Quanto all’aspetto formale dei due volumi, con la loro triplice scansione in storie pressoché indipendenti, il cast di personaggi ricorrenti, la pletora di comprimari che si alternano intorno, Whitehead sembra avere abilmente importato nel romanzo l’architettura e le strategie narrative delle serie TV. Ognuno dei due volumi può essere letto come composto di tre stagioni, i cui capitoli equivalgono ad altrettante puntate – non a caso tra di essi sono stati disposti con gran perizia dei veri e propri cliffhanger, brusche interruzioni con un colpo di scena che mantiene viva l’attenzione. La serialità del bravo artigiano si coniuga quindi con una scrittura stilisticamente raffinata, e con un considerevole lavoro di ricerca, perché in fin dei conti in Manifesto criminale, come nel precedente Ritmo di Harlem, il giallo viene ibridato dal romanzo storico (accuratissima la ricostruzione delle marche e dei modelli di mobilio in vendita nel negozio di Carney, che a momenti sembra quasi di vedere).

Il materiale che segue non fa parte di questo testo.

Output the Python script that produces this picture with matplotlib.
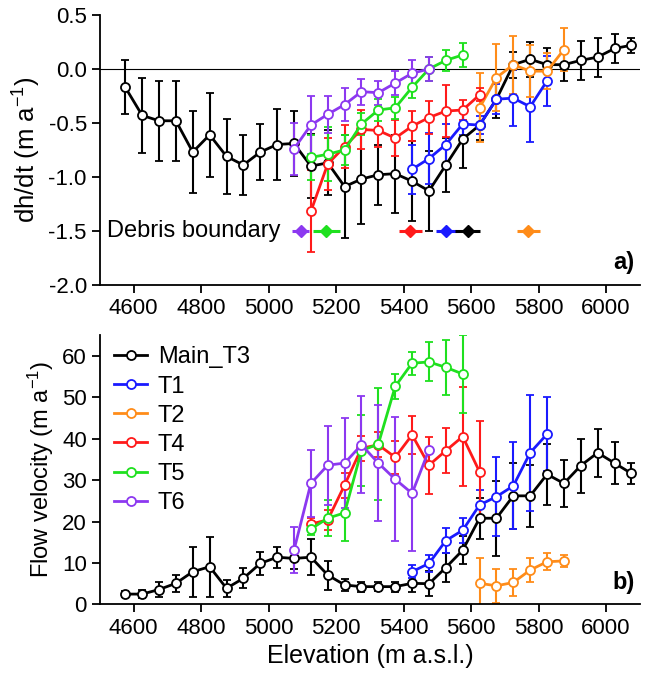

Impossibile, leggendo queste storie, non pensare al poliziesco afroamericano di Chester Himes, così come ai romanzi di Walter Mosley. La coralità e la serialità ricordano, inoltre, i libri dell’87° distretto di Ed McBain (anche lui newyorkese come Whitehead, anche lui attentissimo agli addentellati etnici dell’Underworld e con uno sguardo mai superficiale sulla comunità afroamericana). E a tratti, specie nella seconda parte, l’indagine di Pepper riecheggia quelle dei private investigator di Hammett e di Chandler. Nella Harlem di Whitehead c’è tanta narrativa, dunque, quanta storia vera.